This post has been long and difficult to get through, but I am so glad that I have written it out… gotten it out of my head and onto paper so that I can clear my mind of the recent past and begin looking forward. And maybe it is perfect that I write this today. Yesterday I had a little scare (which at the time was huge) as I had a tinge of color on the tissue. My mind saw blood. (At this point most reading this will think that it was a silly over reaction, and those few women who have walked this path with me will know exactly what that means to think you see blood).
My heart went insane. Being friends with many midwives is such a blessing, because it provided the means to hear the baby’s heartbeat right away… strong and steady, like every time before.
Thank you, baby.
I need to calm myself the heck down. I need to have a place to go where I find peace, and it can’t be outside of myself.
Everything is ok, it really is, and I need to give faith a place to stay, instead of treating it like a nervous bird that is ready to escape.
While I ponder how to catch that bird and make a nest for it, you can read the last portion of the post called Hope (click here if you need to read the first part of that post).
It was nearly an impossible to transport my heart from the place of grieving it had been in for two months (which in reality was just a continuation of two years of hurt over all of the lost babies) to a place of joy, but then I realized there was this tiny twinkle of a feeling that had been there all along. It was the feeling that propelled me all those times to try again to get pregnant. It was the feeling that had come to me in the car ride to the hospital, and that had compelled me to love the being inside me with the tiny heartbeat, for whatever time I would get to have, when I believed the baby was in my fallopian tube. I guess it was that hope that I had had in small measure all along.
We shared our news with our close friends with joy, all the while knowing that it might be temporary. “Cautious optimism”, we called it. I smothered my kids in smiles and appreciation when we got home. They might be getting a little brother or sister after all.
We felt like celebrating, so we took the kids out to eat, even though they were unaware of all that had transpired over the past two days. When we got to the restaurant and got out of the van, Guy called for my attention and pointed up. There, hanging above us, were holiday banners not yet taken down from Christmas.
“Hope” they said. We smiled. We had used the word so often, and still do, in connection with this, our last pregnancy.
I don’t want to start my sentences with “if” any more. “If everything works out”, “If the baby makes it”. I don’t want to avoid talking about the future because I am afraid the future I am planning for is not the one I will get to have.
So now, as an act of faith, we talk about the name.
We have talked about “Hope” for a girl. Of course. But there is yet more to be learned from this experience. Certainly, it is not over, as this week has proved. Yesterday, when I was panicking that I thought I’d seen blood, Guy asked me if I wanted my scriptures to read for comfort. He turned to Hebrews 11:1 and left them on my lap. “Now faith is the substance of things hoped for, the evidence of things not seen,” I read again.
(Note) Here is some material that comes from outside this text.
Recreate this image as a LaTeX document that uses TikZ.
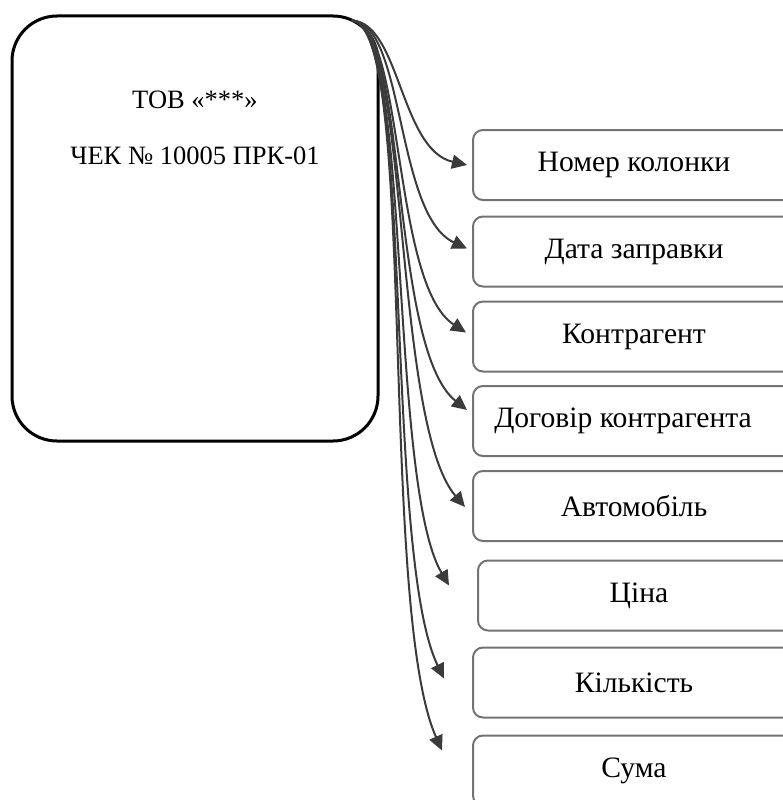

Only this time I read the whole chapter. It turns out the chapter is not actually about hope. It is about faith. It recounts the many miracles that were made manifest through faith. I smiled when I found Sara, tucked in amongst the prophets; “Through faith also Sara herself received strength to conceive seed, and was delivered of a child when she was past age, because she judged him faithful who had promised.” I’m guessing she was in the over 40 crowd. Way to go Sara.
Here is how I read verse one, now. “Faith is the evidence (baby) of things hoped for (pregnancy) but not seen" (oh, how I wish I could see, right now, the tiny form inside!).
And here is a new “If” that I think I can use without fear;
If this baby is a girl, maybe we will name her Faith.